Ryan Earl Merriman (born April 10, 1983) is an American actor. He began his career at the age of ten and has appeared in several feature films and television shows. He is best known for a handful of Disney Channel original movies and for portraying Jake Pierce in The Ring Two, Kevin Fischer in Final Destination 3, and Ian Thomas in Pretty Little Liars.

Early life
Merriman was born in Choctaw, Oklahoma, the son of Earl and Nonalyn Merriman. He has a sister named Monica. At a young age, he began acting in commercials, print work, vocal performances, and local theater (Stage Struck Studios) in Oklahoma.

Career
Merriman's first major role was on the television series The Mommies, which ran from 1993 to 1995. During the 1990s, he appeared in most episodes of The Pretender as a younger version of Jarod, the series' main character.
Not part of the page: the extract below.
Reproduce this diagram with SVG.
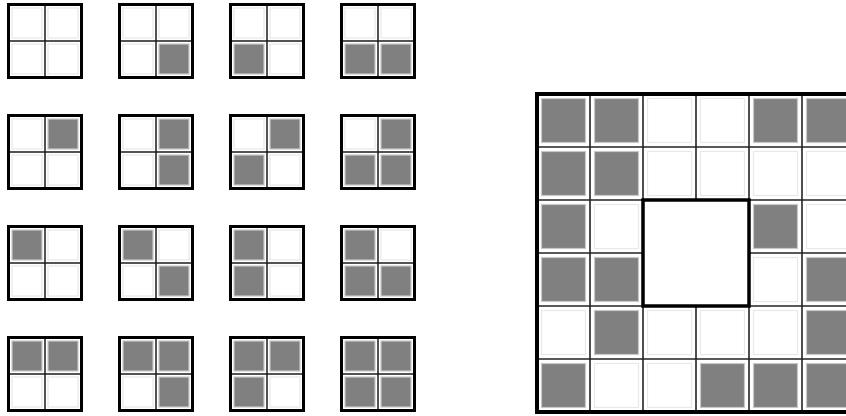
<svg xmlns="http://www.w3.org/2000/svg" width="846" height="416" viewBox="0 0 846 416">
<style>
.bg{fill:#fff}
.g{fill:#808080;stroke:#c8c8c8;stroke-width:1.2}
.w{fill:#fff;stroke:#e8e8e8;stroke-width:1.2}
.ob{fill:none;stroke:#000;stroke-width:3}
.il{stroke:#1a1a1a;stroke-width:1.5}
.bl{stroke:#222;stroke-width:1.6}
.bo{fill:none;stroke:#000;stroke-width:4}
.bc{fill:#fff;stroke:#000;stroke-width:3.5}
</style>
<rect class="bg" x="0" y="0" width="846" height="416"/>
<defs>
<g id="frame"><line class="il" x1="38" y1="3" x2="38" y2="73"/><line class="il" x1="3" y1="38" x2="73" y2="38"/><rect class="ob" x="1.5" y="1.5" width="73" height="73"/></g>
</defs>
<g id="g0" transform="translate(7,3)"><rect class="w" x="5" y="5" width="30" height="30"/><rect class="w" x="41" y="5" width="30" height="30"/><rect class="w" x="5" y="41" width="30" height="30"/><rect class="w" x="41" y="41" width="30" height="30"/><use href="#frame"/></g>
<g id="g1" transform="translate(118,3)"><rect class="w" x="5" y="5" width="30" height="30"/><rect class="w" x="41" y="5" width="30" height="30"/><rect class="w" x="5" y="41" width="30" height="30"/><rect class="g" x="41" y="41" width="30" height="30"/><use href="#frame"/></g>
<g id="g2" transform="translate(229,3)"><rect class="w" x="5" y="5" width="30" height="30"/><rect class="w" x="41" y="5" width="30" height="30"/><rect class="g" x="5" y="41" width="30" height="30"/><rect class="w" x="41" y="41" width="30" height="30"/><use href="#frame"/></g>
<g id="g3" transform="translate(340,3)"><rect class="w" x="5" y="5" width="30" height="30"/><rect class="w" x="41" y="5" width="30" height="30"/><rect class="g" x="5" y="41" width="30" height="30"/><rect class="g" x="41" y="41" width="30" height="30"/><use href="#frame"/></g>
<g id="g4" transform="translate(7,114)"><rect class="w" x="5" y="5" width="30" height="30"/><rect class="g" x="41" y="5" width="30" height="30"/><rect class="w" x="5" y="41" width="30" height="30"/><rect class="w" x="41" y="41" width="30" height="30"/><use href="#frame"/></g>
<g id="g5" transform="translate(118,114)"><rect class="w" x="5" y="5" width="30" height="30"/><rect class="g" x="41" y="5" width="30" height="30"/><rect class="w" x="5" y="41" width="30" height="30"/><rect class="g" x="41" y="41" width="30" height="30"/><use href="#frame"/></g>
<g id="g6" transform="translate(229,114)"><rect class="w" x="5" y="5" width="30" height="30"/><rect class="g" x="41" y="5" width="30" height="30"/><rect class="g" x="5" y="41" width="30" height="30"/><rect class="w" x="41" y="41" width="30" height="30"/><use href="#frame"/></g>
<g id="g7" transform="translate(340,114)"><rect class="w" x="5" y="5" width="30" height="30"/><rect class="g" x="41" y="5" width="30" height="30"/><rect class="g" x="5" y="41" width="30" height="30"/><rect class="g" x="41" y="41" width="30" height="30"/><use href="#frame"/></g>
<g id="g8" transform="translate(7,225)"><rect class="g" x="5" y="5" width="30" height="30"/><rect class="w" x="41" y="5" width="30" height="30"/><rect class="w" x="5" y="41" width="30" height="30"/><rect class="w" x="41" y="41" width="30" height="30"/><use href="#frame"/></g>
<g id="g9" transform="translate(118,225)"><rect class="g" x="5" y="5" width="30" height="30"/><rect class="w" x="41" y="5" width="30" height="30"/><rect class="w" x="5" y="41" width="30" height="30"/><rect class="g" x="41" y="41" width="30" height="30"/><use href="#frame"/></g>
<g id="g10" transform="translate(229,225)"><rect class="g" x="5" y="5" width="30" height="30"/><rect class="w" x="41" y="5" width="30" height="30"/><rect class="g" x="5" y="41" width="30" height="30"/><rect class="w" x="41" y="41" width="30" height="30"/><use href="#frame"/></g>
<g id="g11" transform="translate(340,225)"><rect class="g" x="5" y="5" width="30" height="30"/><rect class="w" x="41" y="5" width="30" height="30"/><rect class="g" x="5" y="41" width="30" height="30"/><rect class="g" x="41" y="41" width="30" height="30"/><use href="#frame"/></g>
<g id="g12" transform="translate(7,336)"><rect class="g" x="5" y="5" width="30" height="30"/><rect class="g" x="41" y="5" width="30" height="30"/><rect class="w" x="5" y="41" width="30" height="30"/><rect class="w" x="41" y="41" width="30" height="30"/><use href="#frame"/></g>
<g id="g13" transform="translate(118,336)"><rect class="g" x="5" y="5" width="30" height="30"/><rect class="g" x="41" y="5" width="30" height="30"/><rect class="w" x="5" y="41" width="30" height="30"/><rect class="g" x="41" y="41" width="30" height="30"/><use href="#frame"/></g>
<g id="g14" transform="translate(229,336)"><rect class="g" x="5" y="5" width="30" height="30"/><rect class="g" x="41" y="5" width="30" height="30"/><rect class="g" x="5" y="41" width="30" height="30"/><rect class="w" x="41" y="41" width="30" height="30"/><use href="#frame"/></g>
<g id="g15" transform="translate(340,336)"><rect class="g" x="5" y="5" width="30" height="30"/><rect class="g" x="41" y="5" width="30" height="30"/><rect class="g" x="5" y="41" width="30" height="30"/><rect class="g" x="41" y="41" width="30" height="30"/><use href="#frame"/></g>
<g id="board" transform="translate(537,94)">
<g id="board-cells">
<rect class="g" x="4.5" y="4.5" width="44" height="44"/><rect class="g" x="57.5" y="4.5" width="44" height="44"/><rect class="w" x="110.5" y="4.5" width="44" height="44"/><rect class="w" x="163.5" y="4.5" width="44" height="44"/><rect class="g" x="216.5" y="4.5" width="44" height="44"/><rect class="g" x="269.5" y="4.5" width="44" height="44"/>
<rect class="g" x="4.5" y="57.5" width="44" height="44"/><rect class="g" x="57.5" y="57.5" width="44" height="44"/><rect class="w" x="110.5" y="57.5" width="44" height="44"/><rect class="w" x="163.5" y="57.5" width="44" height="44"/><rect class="w" x="216.5" y="57.5" width="44" height="44"/><rect class="w" x="269.5" y="57.5" width="44" height="44"/>
<rect class="g" x="4.5" y="110.5" width="44" height="44"/><rect class="w" x="57.5" y="110.5" width="44" height="44"/><rect class="g" x="216.5" y="110.5" width="44" height="44"/><rect class="w" x="269.5" y="110.5" width="44" height="44"/>
<rect class="g" x="4.5" y="163.5" width="44" height="44"/><rect class="g" x="57.5" y="163.5" width="44" height="44"/><rect class="w" x="216.5" y="163.5" width="44" height="44"/><rect class="g" x="269.5" y="163.5" width="44" height="44"/>
<rect class="w" x="4.5" y="216.5" width="44" height="44"/><rect class="g" x="57.5" y="216.5" width="44" height="44"/><rect class="w" x="110.5" y="216.5" width="44" height="44"/><rect class="w" x="163.5" y="216.5" width="44" height="44"/><rect class="w" x="216.5" y="216.5" width="44" height="44"/><rect class="g" x="269.5" y="216.5" width="44" height="44"/>
<rect class="g" x="4.5" y="269.5" width="44" height="44"/><rect class="w" x="57.5" y="269.5" width="44" height="44"/><rect class="w" x="110.5" y="269.5" width="44" height="44"/><rect class="g" x="163.5" y="269.5" width="44" height="44"/><rect class="g" x="216.5" y="269.5" width="44" height="44"/><rect class="g" x="269.5" y="269.5" width="44" height="44"/>
</g>
<g id="board-lines">
<line class="bl" x1="53" y1="0" x2="53" y2="318"/><line class="bl" x1="106" y1="0" x2="106" y2="318"/><line class="bl" x1="159" y1="0" x2="159" y2="318"/><line class="bl" x1="212" y1="0" x2="212" y2="318"/><line class="bl" x1="265" y1="0" x2="265" y2="318"/>
<line class="bl" x1="0" y1="53" x2="318" y2="53"/><line class="bl" x1="0" y1="106" x2="318" y2="106"/><line class="bl" x1="0" y1="159" x2="318" y2="159"/><line class="bl" x1="0" y1="212" x2="318" y2="212"/><line class="bl" x1="0" y1="265" x2="318" y2="265"/>
<rect class="bc" x="106" y="106" width="106" height="106"/>
<rect class="bo" x="0" y="0" width="318" height="318"/>
</g>
</g>
</svg>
He has starred in several television films, including Smart House, The Luck of the Irish, and as a young Meyer Lansky in Lansky. He appeared in the 1999 feature film The Deep End of the Ocean, playing the lost son of Michelle Pfeiffer's character, and subsequently starred as the main character, a Jewish boy from the Bronx, in the 2000 film Just Looking. In 2002, he played Adam Eddington in another Disney Channel original movie, A Ring of Endless Light. He then returned to television roles, appearing in Dangerous Child, Taken, and Smallville.

Merriman's other roles include the horror films Halloween: Resurrection (2002), The Ring Two (2005), and Final Destination 3 (2006). He starred in Home of the Giants, a high school drama. He appeared in the CBS miniseries Comanche Moon in January 2008. He played Henry Dunn in the original pilot presentation for Harper's Island, but was replaced by Christopher Gorham when the series was picked up by CBS. From 2010 to 2014, Merriman portrayed Ian Thomas on ABC Family's Pretty Little Liars. In 2012, he starred as Dennis Mack in the 16th episode of Season 2 in Hawaii Five-0.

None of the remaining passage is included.